Guest column: Isolation Nation – silos of America

The Daily Ardmoreite
Tony Choate

Many have blamed social media for the social and political isolation that has virtually eliminated any meaningful political discourse. Instead of thoughtful discussion, our political lives consist largely of illogical and unsound political rhetoric punctuated by angry shouting matches.

While social media most certainly has a polarizing impact on politics in America, that polarization is largely a result of the racial segregation and social isolation that has been forced on Americans for almost a century.

Beginning in the early twentieth century federal, state and local policy makers used various methods to systematically segregate neighborhoods by race.

This policy of racial housing segregation was planned and implemented by federal, state and local authorities, who ignored or even encouraged violence against blacks who dared cross the color line to live in a white neighborhood.

This policy continues to have devastating negative economic, social and political consequences for not only blacks and other people of color, but for all Americans.

According to the most recent study, only one in four white Americans considers a black person they know to be a close friend or colleague. Most of that 25% probably have only one black friend.

As Chris Rock joked in 2009, “All my black friends have a bunch of white friends. All my white friends have one black friend.”

While it may seem shocking that 75% of white Americans do not have even one close black friend, it should not be surprising, especially to those of us who have reached a certain age.

To the best of my memory, I first met a black person on the first day of third grade at Franklin Elementary. It was more than 10 years after Brown v. Board of Education when the first black student was allowed to attend that white school.

Maybe I was not the only child who asked their parents if they could be friends with a black person. Maybe other white children were also told it was ok to be friends at school, but not to visit each other’s homes.

More than 20 years later, our daughter was about the same age when she was invited to attend a sleepover “on the other side of the tracks” to celebrate a black friend’s birthday. Several white parents discussed it. Our daughter was the only “white” child allowed to attend.

By that time, “the other side of the tracks” was used more frequently than “n-town” but the fear born of the unknown remained then and continues to this day.

One glaring example of racial isolation affecting political discourse today is the debate over the phrase “Black Lives Matter.”

A significant part of the population misunderstands the phrase to mean black lives matter more than other lives.

Another significant part of the population understands the phrase means black live matter just as much as other lives.

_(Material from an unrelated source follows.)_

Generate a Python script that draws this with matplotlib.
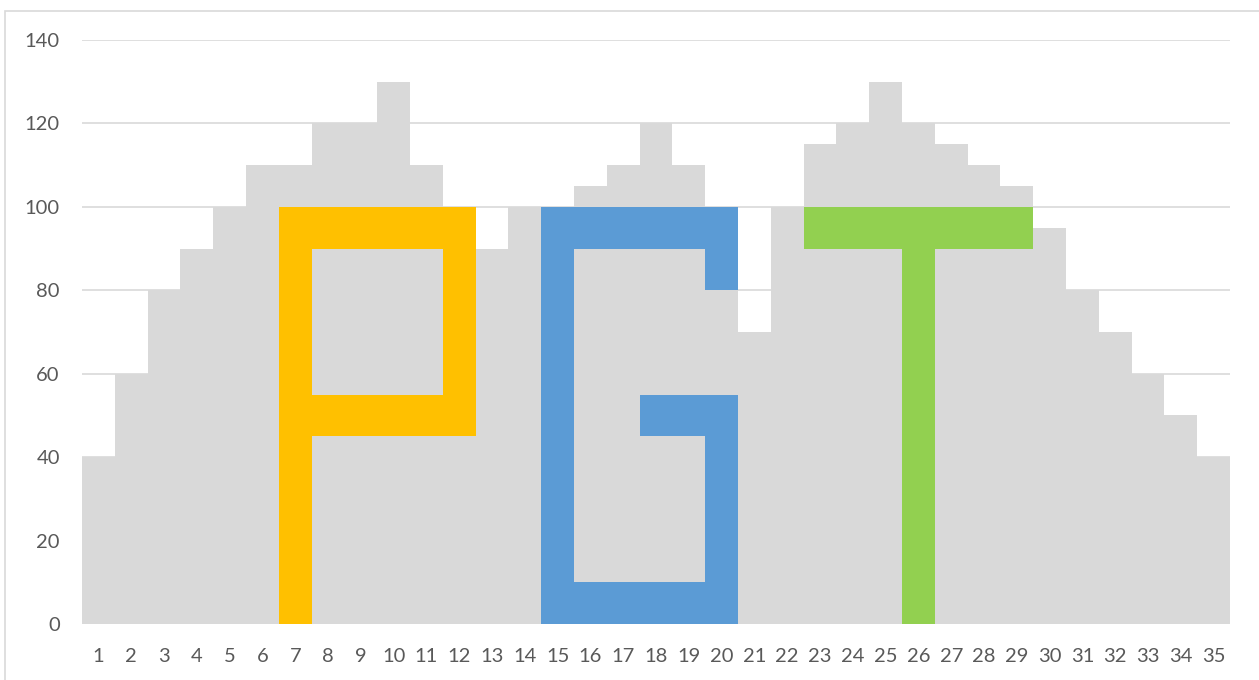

The wide difference in interpretation is due to isolation. Schools are more segregated today than they were in the 1960s. Housing segregation remains a serious issue, and Sunday morning is still the most segregated time in America.

Whites have been isolated in our neighborhoods, our schools, our churches, our jobs, our clubs and other places for so long many have become comfortable denying that racial discrimination exists.

This isolation is exacerbated by social media, which leads to a serious and detrimental form of groupthink. Extreme ideas go unchallenged, beliefs are championed in spite of all evidence to the contrary, and any difference of opinion is simply not tolerated.

We have become a nation of political silos and echo chambers that ring hollow and prevent any meaningful interaction.

To make any real progress in America, we must find a way to move past racial and political isolation to confront the challenges facing America as one nation.

United we stand.

— Tony Choate has lived in the Ardmore area for more than 50 years. He earned his master's degree in political science from Purdue University after earning a bachelor's degree in legal studies from East Central University. He worked for several years as an adjunct instructor for Murray State College, teaching courses in American history and American government and politics.